* **Given data**
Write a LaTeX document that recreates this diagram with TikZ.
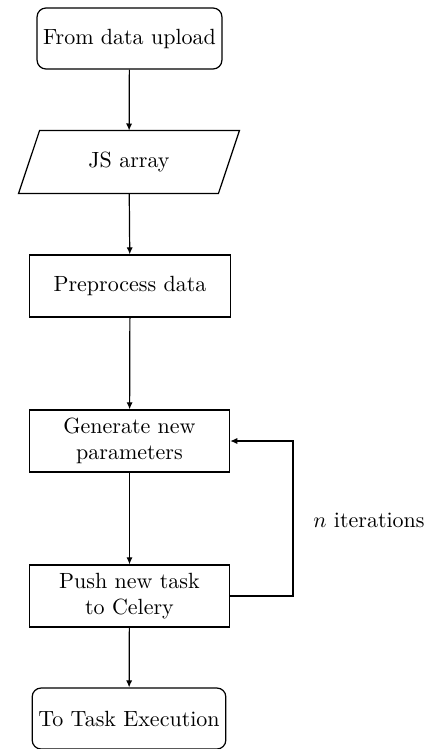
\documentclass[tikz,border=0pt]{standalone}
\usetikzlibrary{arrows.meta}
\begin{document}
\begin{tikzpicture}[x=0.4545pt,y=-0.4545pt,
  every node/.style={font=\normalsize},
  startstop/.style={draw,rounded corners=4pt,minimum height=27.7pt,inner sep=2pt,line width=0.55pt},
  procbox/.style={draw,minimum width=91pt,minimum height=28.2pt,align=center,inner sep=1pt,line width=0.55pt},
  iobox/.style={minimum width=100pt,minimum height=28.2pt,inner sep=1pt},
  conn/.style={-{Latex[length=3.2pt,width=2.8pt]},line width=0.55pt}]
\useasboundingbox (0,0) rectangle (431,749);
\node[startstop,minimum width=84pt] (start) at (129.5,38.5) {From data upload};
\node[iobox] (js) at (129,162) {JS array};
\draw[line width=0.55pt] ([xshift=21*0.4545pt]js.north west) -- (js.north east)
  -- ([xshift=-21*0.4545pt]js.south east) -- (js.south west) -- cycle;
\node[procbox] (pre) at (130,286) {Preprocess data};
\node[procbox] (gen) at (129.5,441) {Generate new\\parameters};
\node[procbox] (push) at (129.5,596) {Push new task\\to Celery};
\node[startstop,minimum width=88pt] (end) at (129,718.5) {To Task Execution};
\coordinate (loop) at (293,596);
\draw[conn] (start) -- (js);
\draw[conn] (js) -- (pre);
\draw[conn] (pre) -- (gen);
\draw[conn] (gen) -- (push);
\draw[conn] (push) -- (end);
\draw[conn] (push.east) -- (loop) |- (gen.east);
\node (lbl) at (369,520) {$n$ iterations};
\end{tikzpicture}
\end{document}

* **What to work on**
Copy the whole listing above word for word but do not carry over the pictures.

* **Solved exercise**
Write a LaTeX document that recreates this diagram with TikZ.
\documentclass[tikz,border=0pt]{standalone}
\usetikzlibrary{arrows.meta}
\begin{document}
\begin{tikzpicture}[x=0.4545pt,y=-0.4545pt,
  every node/.style={font=\normalsize},
  startstop/.style={draw,rounded corners=4pt,minimum height=27.7pt,inner sep=2pt,line width=0.55pt},
  procbox/.style={draw,minimum width=91pt,minimum height=28.2pt,align=center,inner sep=1pt,line width=0.55pt},
  iobox/.style={minimum width=100pt,minimum height=28.2pt,inner sep=1pt},
  conn/.style={-{Latex[length=3.2pt,width=2.8pt]},line width=0.55pt}]
\useasboundingbox (0,0) rectangle (431,749);
\node[startstop,minimum width=84pt] (start) at (129.5,38.5) {From data upload};
\node[iobox] (js) at (129,162) {JS array};
\draw[line width=0.55pt] ([xshift=21*0.4545pt]js.north west) -- (js.north east)
  -- ([xshift=-21*0.4545pt]js.south east) -- (js.south west) -- cycle;
\node[procbox] (pre) at (130,286) {Preprocess data};
\node[procbox] (gen) at (129.5,441) {Generate new\\parameters};
\node[procbox] (push) at (129.5,596) {Push new task\\to Celery};
\node[startstop,minimum width=88pt] (end) at (129,718.5) {To Task Execution};
\coordinate (loop) at (293,596);
\draw[conn] (start) -- (js);
\draw[conn] (js) -- (pre);
\draw[conn] (pre) -- (gen);
\draw[conn] (gen) -- (push);
\draw[conn] (push) -- (end);
\draw[conn] (push.east) -- (loop) |- (gen.east);
\node (lbl) at (369,520) {$n$ iterations};
\end{tikzpicture}
\end{document}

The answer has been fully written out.